→ What is needed
Retype each line of the material exactly, please, skipping any picture in it.

→ Given material
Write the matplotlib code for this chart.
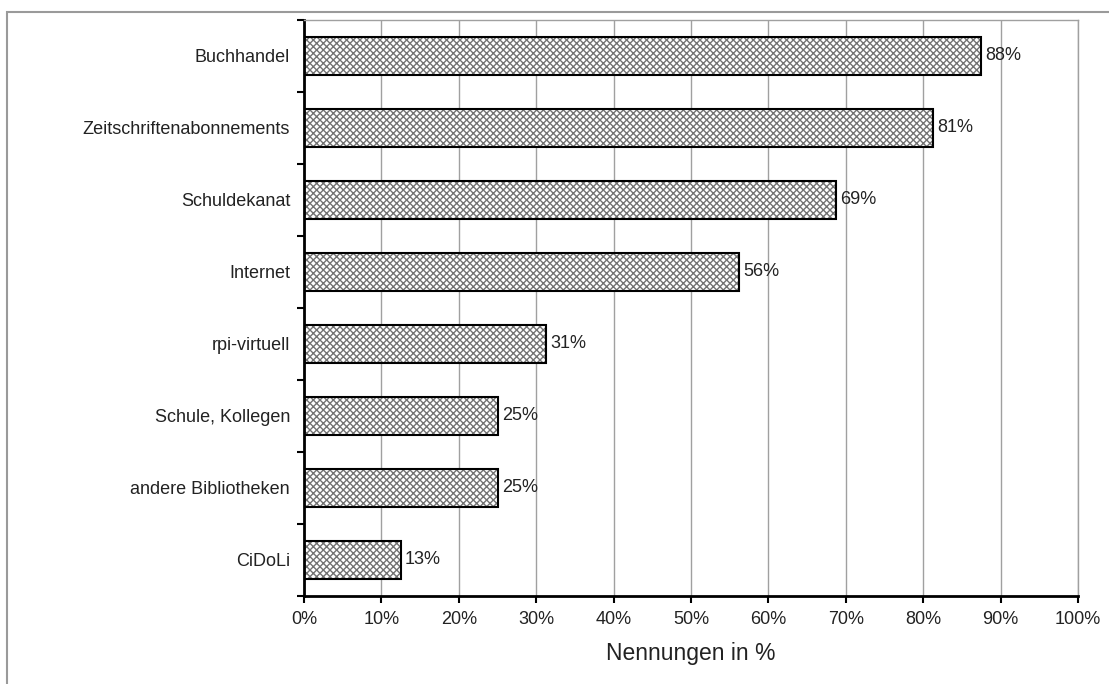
import matplotlib
matplotlib.use("Agg")
import matplotlib.pyplot as plt
from matplotlib.patches import Rectangle
from matplotlib.ticker import FixedLocator, FuncFormatter

categories = ["Buchhandel", "Zeitschriftenabonnements", "Schuldekanat", "Internet",
              "rpi-virtuell", "Schule, Kollegen", "andere Bibliotheken", "CiDoLi"]
values = [87.5, 81.25, 68.75, 56.25, 31.25, 25.0, 25.0, 12.5]
xticks = [0, 10, 20, 30, 40, 50, 60, 70, 80, 90, 100]
xlabel = "Nennungen in %"

plt.rcParams['font.family'] = ['Liberation Sans', 'DejaVu Sans']
plt.rcParams['hatch.linewidth'] = 1.0

fig = plt.figure(figsize=(11.09, 6.84), dpi=100)
ax = fig.add_axes([304/1109, 1-596/684, (1078-304)/1109, (596-20)/684])

# outer frame
fig.patches.append(Rectangle((7/1109, -0.05), 1.2, 1-12/684+0.05, transform=fig.transFigure,
                             fill=False, edgecolor='#9a9a9a', linewidth=1.5, zorder=0))

y = list(range(len(categories)))
ax.barh(y, values, height=0.52, color='white', edgecolor='#737373', hatch='xxxxx',
        linewidth=0, zorder=2)
bars = ax.barh(y, values, height=0.52, fill=False, edgecolor='black', linewidth=1.5, zorder=3)
ax.bar_label(bars, labels=[f"{int(v + 0.5)}%" for v in values], padding=3,
             fontsize=13, color='#222222')

ax.set_xlim(0, 100)
ax.set_ylim(len(categories) - 0.5, -0.5)
ax.set_xticks(xticks)
ax.xaxis.set_major_formatter(FuncFormatter(lambda v, p: f"{int(v)}%"))
ax.set_yticks(y)
ax.set_yticklabels(categories)
ax.yaxis.set_minor_locator(FixedLocator([i - 0.5 for i in range(len(categories) + 1)]))
ax.tick_params(axis='y', which='major', length=0, pad=10, labelsize=13, labelcolor='#222222')
ax.tick_params(axis='y', which='minor', length=5, width=1.5, direction='out')
ax.tick_params(axis='x', which='major', length=5, width=1.5, direction='out', pad=6,
               labelsize=13, labelcolor='#222222')

ax.grid(axis='x', color='#a0a0a0', linewidth=1.0, zorder=0)
ax.set_axisbelow(True)
for s in ['left', 'bottom']:
    ax.spines[s].set_linewidth(2)
    ax.spines[s].set_color('black')
for s in ['top', 'right']:
    ax.spines[s].set_linewidth(1.0)
    ax.spines[s].set_color('#a0a0a0')

ax.set_xlabel(xlabel, fontsize=16.5, color='#222222', labelpad=10)

fig.savefig("out.png", dpi=100)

→ Exercise answer
Write the matplotlib code for this chart.
import matplotlib
matplotlib.use("Agg")
import matplotlib.pyplot as plt
from matplotlib.patches import Rectangle
from matplotlib.ticker import FixedLocator, FuncFormatter

categories = ["Buchhandel", "Zeitschriftenabonnements", "Schuldekanat", "Internet",
              "rpi-virtuell", "Schule, Kollegen", "andere Bibliotheken", "CiDoLi"]
values = [87.5, 81.25, 68.75, 56.25, 31.25, 25.0, 25.0, 12.5]
xticks = [0, 10, 20, 30, 40, 50, 60, 70, 80, 90, 100]
xlabel = "Nennungen in %"

plt.rcParams['font.family'] = ['Liberation Sans', 'DejaVu Sans']
plt.rcParams['hatch.linewidth'] = 1.0

fig = plt.figure(figsize=(11.09, 6.84), dpi=100)
ax = fig.add_axes([304/1109, 1-596/684, (1078-304)/1109, (596-20)/684])

# outer frame
fig.patches.append(Rectangle((7/1109, -0.05), 1.2, 1-12/684+0.05, transform=fig.transFigure,
                             fill=False, edgecolor='#9a9a9a', linewidth=1.5, zorder=0))

y = list(range(len(categories)))
ax.barh(y, values, height=0.52, color='white', edgecolor='#737373', hatch='xxxxx',
        linewidth=0, zorder=2)
bars = ax.barh(y, values, height=0.52, fill=False, edgecolor='black', linewidth=1.5, zorder=3)
ax.bar_label(bars, labels=[f"{int(v + 0.5)}%" for v in values], padding=3,
             fontsize=13, color='#222222')

ax.set_xlim(0, 100)
ax.set_ylim(len(categories) - 0.5, -0.5)
ax.set_xticks(xticks)
ax.xaxis.set_major_formatter(FuncFormatter(lambda v, p: f"{int(v)}%"))
ax.set_yticks(y)
ax.set_yticklabels(categories)
ax.yaxis.set_minor_locator(FixedLocator([i - 0.5 for i in range(len(categories) + 1)]))
ax.tick_params(axis='y', which='major', length=0, pad=10, labelsize=13, labelcolor='#222222')
ax.tick_params(axis='y', which='minor', length=5, width=1.5, direction='out')
ax.tick_params(axis='x', which='major', length=5, width=1.5, direction='out', pad=6,
               labelsize=13, labelcolor='#222222')

ax.grid(axis='x', color='#a0a0a0', linewidth=1.0, zorder=0)
ax.set_axisbelow(True)
for s in ['left', 'bottom']:
    ax.spines[s].set_linewidth(2)
    ax.spines[s].set_color('black')
for s in ['top', 'right']:
    ax.spines[s].set_linewidth(1.0)
    ax.spines[s].set_color('#a0a0a0')

ax.set_xlabel(xlabel, fontsize=16.5, color='#222222', labelpad=10)

fig.savefig("out.png", dpi=100)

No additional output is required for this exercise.